対象の不動産から将来的に生み出される利益をもとに現在の​​​不動産価格を求める評価方法です。主に賃貸マンションなど、収益物件を取得する際に使われます。収益還元法は、直接還元法とDCF法の2つに分けられます。

直接還元法とは、一定期間の​​純収益を一定の利回り(還元利回り)で割って収益価格を求める方法を指します。

DCF法とは、ディスカウントキャッシュフローの略で対象不動産が得られる収益と売却時の予想価格を現在価値に割り戻して算出します。

銀行の融資審査や不動産投資信託などで使用されています。

収益還元法の計算式

収益還元法=1年間の純利益 ÷ 還元利回り

家賃月額が14万円、管理費が2万円、還元利回り8%の賃貸物件を査定すると、(14万円-2万円)×12カ月 ÷8% = 1800万円という計算になります。

4つからなる不動産の評価額!

不動産の評価額には、実勢価格・地価公示価格・相続税評価額(路線価)・査定価格の4つがあります。それぞれ解説します。

実勢価格

実際に取引が成立したときの価格です。不動産の特徴や需要と供給、当事者間の事情によって価格が変わります。したがって、不動産の広告に掲載されている販売価格と実勢価格は必ずしも同じではありません。売買の取引が行われていない場合は、公示地価や路線価、相続税評価額、基準地価などから推定します。実勢価格の調べ方は、国土交通省「土地総合情報システム」を利用することができます。

不動産取引価格情報検索で取引事例を調べたい都道府県を選択しましょう。

(参考:国土交通省「土地総合情報システム」)

https://www.land.mlit.go.jp/webland/

地価公示価格

国土交通省土地鑑定委員会が地価公示法に基づき、毎年1月1日時点における標準地の正常な価格を判定するものです。国土交通省「土地総合情報システム 」で閲覧ができます。公示価格は土地鑑定委員会によって決められ、2人の不動産鑑定士が現地調査を行い、取引事例や土地の想定される収益の見通しを分析して算出します。

相続税評価額(路線価)

相続税評価額(路線価)は、不動産の評価額を算出するための指標で、毎年7月上旬に国税庁が公表するものです。
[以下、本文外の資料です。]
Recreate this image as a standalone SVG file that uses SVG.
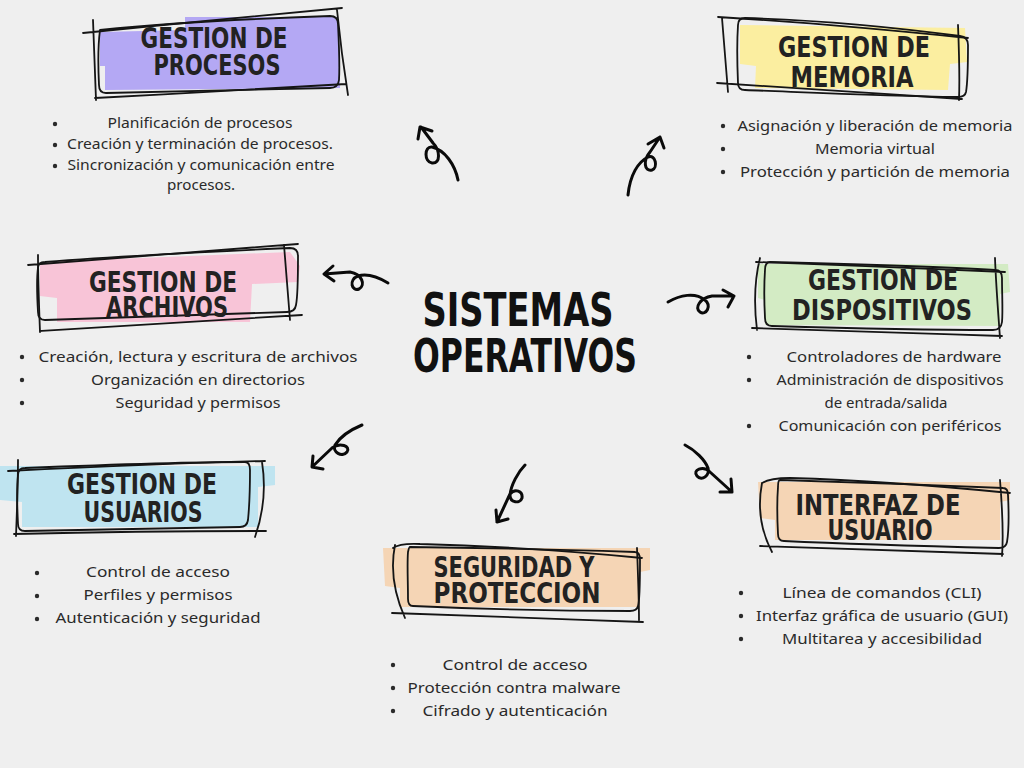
<svg xmlns="http://www.w3.org/2000/svg" width="1024" height="768" viewBox="0 0 1024 768">
<style>
.hd{font-family:"Liberation Sans Narrow","DejaVu Sans Condensed","Liberation Sans",sans-serif;font-weight:bold;font-size:28px;fill:#222;text-anchor:middle}
.ct{font-family:"Liberation Sans Narrow","DejaVu Sans Condensed","Liberation Sans",sans-serif;font-weight:bold;font-size:46px;fill:#111;text-anchor:middle}
.bd{font-family:"Noto Sans","DejaVu Sans",sans-serif;font-size:15px;fill:#2a2a2a;text-anchor:middle}
.sk{fill:none;stroke:#151515;stroke-width:1.8;stroke-linecap:round;stroke-linejoin:round}
.ar{fill:none;stroke:#0a0a0a;stroke-width:3;stroke-linecap:round;stroke-linejoin:round}
.bl{fill:#2a2a2a}
</style>
<rect width="1024" height="768" fill="#efefef"/>

<g id="center">
<text class="ct" x="518" y="326" textLength="191" lengthAdjust="spacingAndGlyphs">SISTEMAS</text>
<text class="ct" x="525" y="372" textLength="224" lengthAdjust="spacingAndGlyphs">OPERATIVOS</text>
</g>

<g id="procesos">
<path d="M100,32 L185,30 L185,17 L338,17 L340,88 L105,90 L105,66 L100,66 Z" fill="#b4a8f4"/>
<path class="sk" d="M83,33 C170,24 260,16 342,8 M93,20 C94,50 95,80 96,100 M95,98 C180,94 270,88 346,84 M337,10 C340,40 344,70 348,95"/>
<path class="sk" d="M100,30 C180,22 270,18 330,16 Q338,16 338,24 C339,45 340,65 339,80 Q338,88 330,88 C250,90 170,92 106,93 Q99,93 99,85 C98,65 98,45 100,30 Z"/>
<text class="hd" x="214" y="48" textLength="147" lengthAdjust="spacingAndGlyphs">GESTION DE</text>
<text class="hd" x="217" y="75" textLength="127" lengthAdjust="spacingAndGlyphs">PROCESOS</text>
<circle class="bl" cx="55" cy="124" r="2.2"/><circle class="bl" cx="55" cy="145" r="2.2"/><circle class="bl" cx="55" cy="166" r="2.2"/>
<text class="bd" x="200" y="128" textLength="185" lengthAdjust="spacingAndGlyphs">Planificación de procesos</text>
<text class="bd" x="200" y="149" textLength="266" lengthAdjust="spacingAndGlyphs">Creación y terminación de procesos.</text>
<text class="bd" x="201" y="170" textLength="267" lengthAdjust="spacingAndGlyphs">Sincronización y comunicación entre</text>
<text class="bd" x="201" y="190" textLength="68" lengthAdjust="spacingAndGlyphs">procesos.</text>
</g>

<g id="memoria">
<path d="M740,25 L965,28 L967,62 L950,64 L948,90 L755,88 L756,66 L740,64 Z" fill="#fbeea0"/>
<path class="sk" d="M718,17 C800,22 890,30 968,38 M722,18 C724,45 726,70 728,92 M717,83 C800,88 880,94 962,99 M958,25 C959,50 960,75 959,100"/>
<path class="sk" d="M745,18 C820,20 900,28 960,36 Q968,37 968,45 C968,60 968,80 966,92 Q965,97 958,97 C880,96 800,92 745,90 Q738,90 738,83 C737,60 737,40 738,25 Q738,18 745,18 Z"/>
<text class="hd" x="854" y="57" textLength="152" lengthAdjust="spacingAndGlyphs">GESTION DE</text>
<text class="hd" x="852" y="87" textLength="123" lengthAdjust="spacingAndGlyphs">MEMORIA</text>
<circle class="bl" cx="723" cy="126" r="2.2"/><circle class="bl" cx="723" cy="149" r="2.2"/><circle class="bl" cx="723" cy="172" r="2.2"/>
<text class="bd" x="875" y="131" textLength="275" lengthAdjust="spacingAndGlyphs">Asignación y liberación de memoria</text>
<text class="bd" x="875" y="154" textLength="120" lengthAdjust="spacingAndGlyphs">Memoria virtual</text>
<text class="bd" x="875" y="177" textLength="270" lengthAdjust="spacingAndGlyphs">Protección y partición de memoria</text>
</g>

<g id="archivos">
<path d="M40,262 L290,252 L300,266 L298,282 L252,284 L250,322 L57,322 L57,298 L40,296 Z" fill="#f8c4d7"/>
<path class="sk" d="M28,265 C120,258 210,250 298,244 M38,255 C38,280 39,305 40,332 M40,331 C130,326 220,320 302,315 M284,245 C286,270 288,295 290,320"/>
<path class="sk" d="M45,262 C120,256 200,252 290,248 Q298,248 298,256 C298,275 298,295 296,305 Q295,312 287,312 C200,315 120,318 45,320 Q38,320 38,312 C37,295 37,275 38,268 Q38,262 45,262 Z"/>
<text class="hd" x="163" y="292" textLength="148" lengthAdjust="spacingAndGlyphs">GESTION DE</text>
<text class="hd" x="167" y="317" textLength="122" lengthAdjust="spacingAndGlyphs">ARCHIVOS</text>
<circle class="bl" cx="22" cy="357" r="2.2"/><circle class="bl" cx="22" cy="380" r="2.2"/><circle class="bl" cx="22" cy="403" r="2.2"/>
<text class="bd" x="198" y="362" textLength="319" lengthAdjust="spacingAndGlyphs">Creación, lectura y escritura de archivos</text>
<text class="bd" x="198" y="385" textLength="214" lengthAdjust="spacingAndGlyphs">Organización en directorios</text>
<text class="bd" x="198" y="408" textLength="165" lengthAdjust="spacingAndGlyphs">Seguridad y permisos</text>
</g>

<g id="dispositivos">
<path d="M758,264 L1008,264 L1010,292 L1000,294 L1000,326 L765,325 L765,300 L758,298 Z" fill="#d3ebc4"/>
<path class="sk" d="M756,262 C840,265 920,268 1005,272 M760,258 Q752,290 757,330 M752,328 C840,331 920,333 1002,336 M995,258 C996,285 998,310 1000,338"/>
<path class="sk" d="M770,262 C850,264 930,266 995,270 Q1002,270 1002,278 C1002,295 1003,312 1002,322 Q1001,330 993,330 C910,330 840,328 772,326 Q765,326 765,318 C764,300 764,285 765,270 Q765,262 770,262 Z"/>
<text class="hd" x="883" y="290" textLength="150" lengthAdjust="spacingAndGlyphs">GESTION DE</text>
<text class="hd" x="882" y="320" textLength="180" lengthAdjust="spacingAndGlyphs">DISPOSITIVOS</text>
<circle class="bl" cx="749" cy="357" r="2.2"/><circle class="bl" cx="749" cy="380" r="2.2"/><circle class="bl" cx="749" cy="426" r="2.2"/>
<text class="bd" x="894" y="362" textLength="215" lengthAdjust="spacingAndGlyphs">Controladores de hardware</text>
<text class="bd" x="890" y="385" textLength="227" lengthAdjust="spacingAndGlyphs">Administración de dispositivos</text>
<text class="bd" x="886" y="408" textLength="123" lengthAdjust="spacingAndGlyphs">de entrada/salida</text>
<text class="bd" x="890" y="431" textLength="223" lengthAdjust="spacingAndGlyphs">Comunicación con periféricos</text>
</g>

<g id="usuarios">
<path d="M0,466 L275,466 L275,485 L258,487 L258,527 L22,527 L22,502 L0,500 Z" fill="#bfe4f0"/>
<path class="sk" d="M8,471 C90,467 180,463 265,461 M18,460 C18,485 17,510 16,536 M14,534 C100,532 180,531 266,531 M262,462 Q268,500 255,537"/>
<path class="sk" d="M25,468 C100,465 180,462 245,462 Q250,462 250,470 C250,490 249,510 248,520 Q247,527 240,527 C170,528 100,530 25,531 Q18,531 18,524 C17,505 17,485 18,475 Q18,468 25,468 Z"/>
<text class="hd" x="142" y="494" textLength="150" lengthAdjust="spacingAndGlyphs">GESTION DE</text>
<text class="hd" x="143" y="522" textLength="119" lengthAdjust="spacingAndGlyphs">USUARIOS</text>
<circle class="bl" cx="37" cy="573" r="2.2"/><circle class="bl" cx="37" cy="596" r="2.2"/><circle class="bl" cx="37" cy="619" r="2.2"/>
<text class="bd" x="158" y="577" textLength="144" lengthAdjust="spacingAndGlyphs">Control de acceso</text>
<text class="bd" x="158" y="600" textLength="149" lengthAdjust="spacingAndGlyphs">Perfiles y permisos</text>
<text class="bd" x="158" y="623" textLength="205" lengthAdjust="spacingAndGlyphs">Autenticación y seguridad</text>
</g>

<g id="seguridad">
<path d="M383,548 L650,548 L650,570 L640,572 L640,607 L400,607 L400,588 L385,586 Z" fill="#f5d5b5"/>
<path class="sk" d="M393,548 Q400,543 420,544 C500,546 580,552 642,558 M395,545 Q388,580 405,618 M392,613 C480,616 560,619 643,622 M637,548 C638,575 639,600 639,620"/>
<path class="sk" d="M410,547 C490,548 570,550 635,552 Q640,552 640,560 C640,580 640,600 638,606 Q637,611 630,611 C550,611 480,609 413,606 Q408,606 408,599 C408,580 407,565 408,552 Q409,547 410,547 Z"/>
<text class="hd" x="514" y="577" textLength="161" lengthAdjust="spacingAndGlyphs">SEGURIDAD Y</text>
<text class="hd" x="517" y="603" textLength="167" lengthAdjust="spacingAndGlyphs">PROTECCION</text>
<circle class="bl" cx="393" cy="665" r="2.2"/><circle class="bl" cx="393" cy="688" r="2.2"/><circle class="bl" cx="393" cy="711" r="2.2"/>
<text class="bd" x="515" y="670" textLength="145" lengthAdjust="spacingAndGlyphs">Control de acceso</text>
<text class="bd" x="514" y="693" textLength="213" lengthAdjust="spacingAndGlyphs">Protección contra malware</text>
<text class="bd" x="515" y="716" textLength="185" lengthAdjust="spacingAndGlyphs">Cifrado y autenticación</text>
</g>

<g id="interfaz">
<path d="M758,482 L1010,482 L1010,500 L1000,502 L1000,540 L775,540 L775,520 L760,518 Z" fill="#f5d5b5"/>
<path class="sk" d="M762,483 Q770,478 790,478 C860,480 940,486 1010,493 M762,483 Q755,520 772,552 M760,546 C840,548 920,551 1003,554 M1000,480 C1002,505 1004,530 1002,556"/>
<path class="sk" d="M780,480 C850,482 930,485 1003,488 Q1008,488 1008,495 C1009,515 1009,530 1007,542 Q1006,548 999,548 C920,546 850,544 784,541 Q778,541 778,534 C777,515 777,500 778,487 Q778,480 780,480 Z"/>
<text class="hd" x="878" y="515" textLength="165" lengthAdjust="spacingAndGlyphs">INTERFAZ DE</text>
<text class="hd" x="880" y="540" textLength="105" lengthAdjust="spacingAndGlyphs">USUARIO</text>
<circle class="bl" cx="741" cy="593" r="2.2"/><circle class="bl" cx="741" cy="616" r="2.2"/><circle class="bl" cx="741" cy="639" r="2.2"/>
<text class="bd" x="882" y="598" textLength="199" lengthAdjust="spacingAndGlyphs">Línea de comandos (CLI)</text>
<text class="bd" x="882" y="621" textLength="252" lengthAdjust="spacingAndGlyphs">Interfaz gráfica de usuario (GUI)</text>
<text class="bd" x="882" y="644" textLength="200" lengthAdjust="spacingAndGlyphs">Multitarea y accesibilidad</text>
</g>

<g id="connectors">
<path class="ar" d="M458,180 C455,165 445,150 432,147 C424,146 424,162 432,163 C441,164 440,150 433,143 L421,127 M418,139 L420,127 L432,131"/>
<path class="ar" d="M628,195 C630,175 638,162 648,157 C656,154 658,168 652,170 C644,172 643,160 650,152 L660,137 M648,144 L660,137 L664,148"/>
<path class="ar" d="M388,283 C378,277 368,273 358,276 C348,280 352,292 359,289 C366,285 362,274 350,272 L324,274 M333,266 L324,274 L334,281"/>
<path class="ar" d="M668,302 C680,295 695,292 705,300 C712,306 706,316 700,312 C694,308 700,298 712,296 L734,296 M723,290 L734,296 L728,307"/>
<path class="ar" d="M362,425 C350,430 340,437 335,445 C332,452 342,458 347,452 C351,446 340,442 332,448 L312,467 M313,456 L312,467 L323,469"/>
<path class="ar" d="M525,465 C518,472 511,485 510,495 C510,503 520,504 522,498 C523,491 515,488 510,494 L497,522 M496,510 L497,522 L508,519"/>
<path class="ar" d="M685,445 C695,450 705,460 708,468 C710,475 702,482 697,476 C692,470 703,465 710,472 L732,492 M731,479 L732,492 L720,492"/>
</g>
</svg>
国税庁「路線価図・評価倍率表」で調べられます。

(参考:国税庁「路線価図・評価倍率表」)

財産評価基準書|国税庁
財産評価基準は、相続、遺贈又は贈与により取得した財産に係る相続税及び贈与税の財産を評価する場合に適用します。ただし、法令で別段の定めのあるもの及び別に通達するものについては、それによります。

例えば、宅地を相続した場合の相続税や宅地を贈与した場合の贈与税などを計算するときに使用します。

査定価格

実勢価格と相続税評価額の計算式は、以下の通りです。

実勢価格の計算式

実勢価格 = 公示価格 × 1.1~1.2

実勢価格は公示価格の1.1~1.2倍と言われています。

相続税評価額(路線価)の計算式

被相続人が使用した建物:固定資産税評価額×1.0

第三者に貸していた建物:固定資産税評価額×(1-借家権割合)

路線価は、公示価格の7〜8割程度に設定されています。

それぞれが用いられる場面は?

相続

​​​​両親が亡くなって土地を相続する場合に相続税における土地の評価額を計算します。また、宅地を贈与した場合に贈与税などを計算するときに使用します。

売買

公示価格は、土地の売買などの目安として役立つ指標です。国土交通省の土地鑑定委員会が判定するため、公的機関による客観的な評価が期待できます。

売り出し価格と成約価格とは?

売り出し価格と成約価格は、必ずしも一致しません。売り出し価格は、不動産を実際に売りに出す価格でチラシやインターネット広告されているものです。不動産ポータルサイトやチラシなどで見ることができます。

成約価格とは、売買で成立したときの価格を指します。国土交通省の指定流通機関であるレインズで見ることができます。しかし、不動産会社が利用するサイトで、一般の方は成約価格を見ることができません。

大事なのは複数の会社で査定すること!

不動産売却の査定は、複数の会社に依頼することが大切です。なぜなら、不動産会社によって査定額が変わるためです。場合によっては、相場価格より安い査定額を提示されるケースもあります。インターネットでは、不動産一括査定サイトを無料で利用するこができます。

おわりに

今回は、不動産売却に用いられる査定方法や評価額、売り出し価格と成約価格などについて解説しました。不動産を売却する際は、複数の会社で査定することが大切です。あらかじめ査定方法や評価額の仕組みを知っておくことで、不動産会社とのトラブル防ぐことが期待できます。